Stochastic Multivariate Universal-Radix Finite-State Machine: a Theoretically and Practically Elegant Nonlinear Function Approximator
Xincheng Feng, Guodong Shen, Jianhao Hu, Meng Li, Ngai Wong
TL;DR
This work addresses the hardware burden of nonlinear function computations in AI by introducing SMURF, a stochastic multivariate universal-radix FSM that uses stochastic computing to approximate multivariate nonlinear functions with low area and power. It derives steady-state probabilities and convex-optimization-based weight tuning for univariate and multivariate targets, and demonstrates accurate approximations of functions such as Euclidean distance, Hartley transform, and softmax, as well as their integration into a CNN. Across software and FPGA benchmarks, SMURF achieves comparable accuracy to conventional methods while reducing area to about $16.07\%$ and power to about $14.45\%$ of Taylor-series, and to $2.22\%$ of LUT-based schemes, highlighting strong potential for energy-efficient edge AI. The results substantiate SMURF as a versatile, hardware-friendly nonlinear function engine capable of handling multiple outputs from a single architecture with configurable parameters.
Abstract
Nonlinearities are crucial for capturing complex input-output relationships especially in deep neural networks.

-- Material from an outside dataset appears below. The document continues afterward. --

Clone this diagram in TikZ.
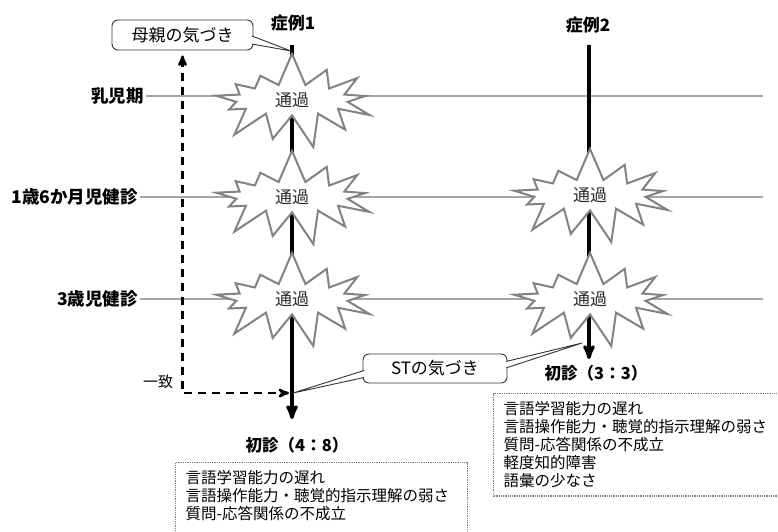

However, nonlinear functions often incur various hardware and compute overheads. Meanwhile, stochastic computing (SC) has emerged as a promising approach to tackle this challenge by trading output precision for hardware simplicity. To this end, this paper proposes a first-of-its-kind stochastic multivariate universal-radix finite-state machine (SMURF) that harnesses SC for hardware-simplistic multivariate nonlinear function generation at high accuracy. We present the finite-state machine (FSM) architecture for SMURF, as well as analytical derivations of sampling gate coefficients for accurately approximating generic nonlinear functions. Experiments demonstrate the superiority of SMURF, requiring only 16.07% area and 14.45% power consumption of Taylor-series approximation, and merely 2.22% area of look-up table (LUT) schemes.